Die Zuahäusl Aufgeiger im Innenhof von Sonnenhausen. Foto: Monika Ziegler
Draußen im Hof sind zahlreiche Buffets mit den unterschiedlichsten Gaumenfreuden aufgebaut. Nach Fleisch ist mir jetzt nicht zumute, aber feine Salate und ein Veggie-Burger, sowie leckere Kuchen warten auf Verkostung.
Dazu gibt es alpenländische Musik von der Zuahäusl Aufgeiger aus der Gegend von Nussdorf am Inn. Mit Geige, Tuba und Harmonika verbreiten die Musiker eine heimelige Stimmung. Sie wandern durch den Hof, lassen sich an verschiedenen Plätzen nieder und spielen zur Freude der Gäste auf.
„Natur pur“ in der Reithalle.

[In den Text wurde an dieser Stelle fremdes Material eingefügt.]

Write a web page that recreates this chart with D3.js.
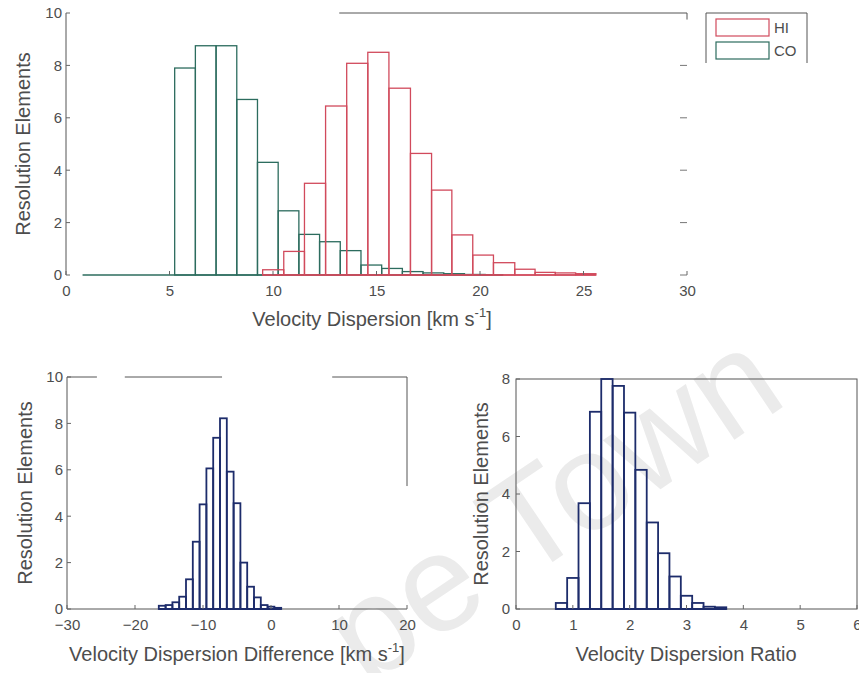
<!DOCTYPE html>
<html lang="en">
<head>
    <meta charset="UTF-8">
    <title>Velocity dispersion histograms</title>
    <script src="https://cdn.jsdelivr.net/npm/d3@7/dist/d3.min.js"></script>
    <style>
        body { margin: 0; background: #fff; }
        text { font-family: "Liberation Sans", Arial, sans-serif; fill: #4d4d4d; }
        .tick-label { font-size: 15px; }
        .axis-label { font-size: 20px; }
        .frame { fill: none; stroke: #555; stroke-width: 1; }
    </style>
</head>
<body>
<script>
    // --- data: bin edges (n+1) and counts (n) ---
    var coEdges = [0.8, 5.25, 6.25, 7.25, 8.25, 9.25, 10.25, 11.25, 12.25, 13.25, 14.25, 15.25, 16.25, 17.25, 18.25, 19.25, 20.25, 21.1];
    var coCounts = [0, 7.9, 8.75, 8.75, 6.7, 4.3, 2.45, 1.55, 1.27, 0.93, 0.38, 0.25, 0.13, 0.08, 0.05, 0.02, 0.01];
    var hiEdges = [9.5, 10.52, 11.52, 12.54, 13.56, 14.58, 15.6, 16.64, 17.66, 18.64, 19.65, 20.65, 21.68, 22.66, 23.64, 24.62, 25.6];
    var hiCounts = [0.2, 0.9, 3.5, 6.45, 8.08, 8.5, 7.13, 4.64, 3.24, 1.53, 0.76, 0.47, 0.22, 0.1, 0.08, 0.05];
    var diffEdges = [-16.5, -15.5, -14.5, -13.5, -12.5, -11.5, -10.5, -9.5, -8.5, -7.5, -6.5, -5.5, -4.5, -3.5, -2.5, -1.5, -0.5, 0.5, 1.5];
    var diffCounts = [0.14, 0.17, 0.29, 0.53, 1.28, 2.9, 4.51, 6.06, 7.38, 8.22, 5.92, 4.56, 2.0, 0.96, 0.5, 0.17, 0.1, 0.05];
    var ratioEdges = [0.7, 0.9, 1.1, 1.3, 1.5, 1.7, 1.9, 2.1, 2.3, 2.5, 2.7, 2.9, 3.1, 3.3, 3.5, 3.7];
    var ratioCounts = [0.21, 1.08, 3.68, 6.86, 8.0, 7.76, 6.83, 4.84, 3.01, 1.94, 1.13, 0.46, 0.21, 0.08, 0.06];

    // tick labels
    var topXTicks = [0, 5, 10, 15, 20, 25, 30];
    var topYTicks = [0, 2, 4, 6, 8, 10];
    var diffXTicks = [-30, -20, -10, 0, 10, 20];
    var diffYTicks = [0, 2, 4, 6, 8, 10];
    var ratioXTicks = [0, 1, 2, 3, 4, 5, 6];
    var ratioYTicks = [0, 2, 4, 6, 8];

    var legendNames = ["HI", "CO"];
    var hiColor = "#d14a5c", coColor = "#2c6c5e", navy = "#1d2c6b";

    var width = 859, height = 673;
    var svg = d3.select("body")
        .append("svg")
        .attr("width", width)
        .attr("height", height);

    // watermark, faint and behind everything
    svg.append("text")
        .attr("transform", "translate(366,688) rotate(-34)")
        .style("font-size", "138px")
        .style("fill", "#ebebeb")
        .text("pe Town");

    function makePanel(box, xDomain, yDomain) {
        var x = d3.scaleLinear().domain(xDomain).range([box.left, box.right]);
        var y = d3.scaleLinear().domain(yDomain).range([box.bottom, box.top]);
        return {x: x, y: y, box: box, g: svg.append("g")};
    }

    // outline histogram bars, one rect per bin
    function drawBars(p, edges, counts, color, lw) {
        var bins = counts.map(function (c, i) { return {x0: edges[i], x1: edges[i + 1], c: c}; });
        p.g.append("g").selectAll("rect")
            .data(bins)
            .enter()
            .append("rect")
            .attr("x", function (d) { return p.x(d.x0); })
            .attr("y", function (d) { return p.y(d.c); })
            .attr("width", function (d) { return p.x(d.x1) - p.x(d.x0); })
            .attr("height", function (d) { return p.y(0) - p.y(d.c); })
            .attr("fill", "none")
            .attr("stroke", color)
            .attr("stroke-width", lw);
        // baseline under the bins
        p.g.append("line")
            .attr("x1", p.x(edges[0])).attr("x2", p.x(edges[edges.length - 1]))
            .attr("y1", p.y(0)).attr("y2", p.y(0))
            .attr("stroke", color).attr("stroke-width", lw);
    }

    function tickLabels(p, xt, yt, xOff, yOff) {
        var xAxis = d3.axisBottom(p.x).tickValues(xt).tickFormat(d3.format("d")).tickSize(0).tickPadding(xOff);
        var yAxis = d3.axisLeft(p.y).tickValues(yt).tickFormat(d3.format("d")).tickSize(0).tickPadding(yOff);
        var gx = p.g.append("g").attr("transform", "translate(0," + p.box.bottom + ")").call(xAxis);
        var gy = p.g.append("g").attr("transform", "translate(" + p.box.left + ",0)").call(yAxis);
        [gx, gy].forEach(function (g) {
            g.select(".domain").remove();
            g.attr("font-size", null).attr("font-family", null);
            g.selectAll("text").attr("class", "tick-label").attr("fill", null);
        });
        // inner tick marks
        p.g.append("g").selectAll("line").data(xt).enter().append("line")
            .attr("x1", function (d) { return p.x(d); }).attr("x2", function (d) { return p.x(d); })
            .attr("y1", p.box.bottom).attr("y2", p.box.bottom - 4)
            .attr("stroke", "#666");
        p.g.append("g").selectAll("line").data(yt).enter().append("line")
            .attr("x1", p.box.left).attr("x2", p.box.left + 4)
            .attr("y1", function (d) { return p.y(d); }).attr("y2", function (d) { return p.y(d); })
            .attr("stroke", "#666");
    }

    function yLabel(p, cx, text) {
        p.g.append("text")
            .attr("class", "axis-label")
            .attr("text-anchor", "middle")
            .attr("transform", "translate(" + cx + "," + ((p.box.top + p.box.bottom) / 2) + ") rotate(-90)")
            .text(text);
    }

    function xLabel(p, cx, cy, text, unit) {
        var t = p.g.append("text")
            .attr("class", "axis-label")
            .attr("text-anchor", "middle")
            .attr("x", cx).attr("y", cy);
        t.append("tspan").text(text);
        if (unit) {
            t.append("tspan").text(" [km s");
            t.append("tspan").attr("dy", -9).style("font-size", "13px").text("-1");
            t.append("tspan").attr("dy", 9).text("]");
        }
    }

    function hline(p, x0, x1, yv) {
        p.g.append("line").attr("class", "frame")
            .attr("x1", p.x(x0)).attr("x2", p.x(x1))
            .attr("y1", p.y(yv)).attr("y2", p.y(yv));
    }
    function vline(p, xv, y0, y1) {
        p.g.append("line").attr("class", "frame")
            .attr("x1", p.x(xv)).attr("x2", p.x(xv))
            .attr("y1", p.y(y0)).attr("y2", p.y(y1));
    }

    // ===== top panel =====
    var topPanel = makePanel({left: 66, right: 687, top: 13, bottom: 275}, [0, 30], [0, 10]);
    vline(topPanel, 0, 0, 10);
    hline(topPanel, 13.2, 30, 10);
    vline(topPanel, 30, 9.75, 10);
    // right side ticks only (axis line faded in the scan)
    topPanel.g.append("g").selectAll("line").data(topYTicks.slice(0, 5)).enter().append("line")
        .attr("x1", topPanel.x(30) - 7).attr("x2", topPanel.x(30))
        .attr("y1", function (d) { return topPanel.y(d); }).attr("y2", function (d) { return topPanel.y(d); })
        .attr("stroke", "#777");
    drawBars(topPanel, coEdges, coCounts, coColor, 1.3);
    drawBars(topPanel, hiEdges, hiCounts, hiColor, 1.3);
    tickLabels(topPanel, topXTicks, topYTicks, 10, 4);
    yLabel(topPanel, 30, "Resolution Elements");
    xLabel(topPanel, 372, 326, "Velocity Dispersion", true);

    // legend
    var leg = svg.append("g");
    leg.append("path").attr("class", "frame")
        .attr("d", "M706,63 L706,13 L807,13 L807,63");
    var legColors = [hiColor, coColor];
    leg.selectAll(".sw").data(legendNames).enter().append("rect")
        .attr("x", 716).attr("width", 53)
        .attr("y", function (d, i) { return 19 + i * 23; })
        .attr("height", 17)
        .attr("fill", "none")
        .attr("stroke", function (d, i) { return legColors[i]; })
        .attr("stroke-width", 1.2);
    leg.selectAll(".lt").data(legendNames).enter().append("text")
        .attr("class", "tick-label")
        .attr("x", 774)
        .attr("y", function (d, i) { return 33 + i * 23; })
        .text(function (d) { return d; });

    // ===== bottom left: difference =====
    var diff = makePanel({left: 67, right: 407, top: 377, bottom: 609}, [-30, 20], [0, 10]);
    vline(diff, -30, 0, 10);
    hline(diff, -30, 20, 0);
    hline(diff, -30, -25.6, 10);
    hline(diff, -21.5, -7.2, 10);
    hline(diff, 9, 20, 10);
    vline(diff, 20, 5.3, 10);
    drawBars(diff, diffEdges, diffCounts, navy, 1.8);
    tickLabels(diff, diffXTicks, diffYTicks, 10, 4);
    yLabel(diff, 32, "Resolution Elements");
    xLabel(diff, 237, 661, "Velocity Dispersion Difference", true);

    // ===== bottom right: ratio =====
    var ratio = makePanel({left: 516, right: 857, top: 379, bottom: 609}, [0, 6], [0, 8]);
    ratio.g.append("rect").attr("class", "frame")
        .attr("x", ratio.box.left).attr("y", ratio.box.top)
        .attr("width", ratio.box.right - ratio.box.left)
        .attr("height", ratio.box.bottom - ratio.box.top);
    drawBars(ratio, ratioEdges, ratioCounts, navy, 1.8);
    tickLabels(ratio, ratioXTicks, ratioYTicks, 10, 6);
    yLabel(ratio, 488, "Resolution Elements");
    xLabel(ratio, 686, 661, "Velocity Dispersion Ratio", false);
</script>
</body>
</html>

Foto: Monika Ziegler
Dann aber ertönen recht schräge Klänge. Vier Männer schreiten daher und laden zum Konzert in die Reithalle ein. Es sind „Natur pur“ aus der Schweiz. Sie pflegen die Tradition des Naturjuuz, die Gesänge der Vorfahren, archaisch, ausdrucksstark. Die vier Muotathaler um Bernhard Betschart singen, jodeln, tauschen sich stimmlich aus, hören aufeinander. Damit rufen sie das Vieh in den Bergen oder vielleicht jodeln sie auch aus purer Lebensfreude. Wer Lust hat, kann bei einem Workshop mitmachen. Es gehe nicht, so Bernhard, um Schönheit des Gesangs, sondern Ausdruck.
Der musikalische Teil des Alpenspektakels wird am Nachmittag und Abend von „Oansno“, „Christoph Pepe Auer“ und „Kofelgschroa“ fortgesetzt. Und dann gibt es natürlich das vormittags geschlachtete Schwein, das von den Metzgern zu unterschiedlichen Köstlichkeiten verarbeitet wurde.
Der Regisseur Bertram Verhaag hat mit Karl-Ludwig Schweisfurth einen Film über das Schlachten eines Schweines gedreht. Er heißt: In Ehrfurcht vor dem Leben.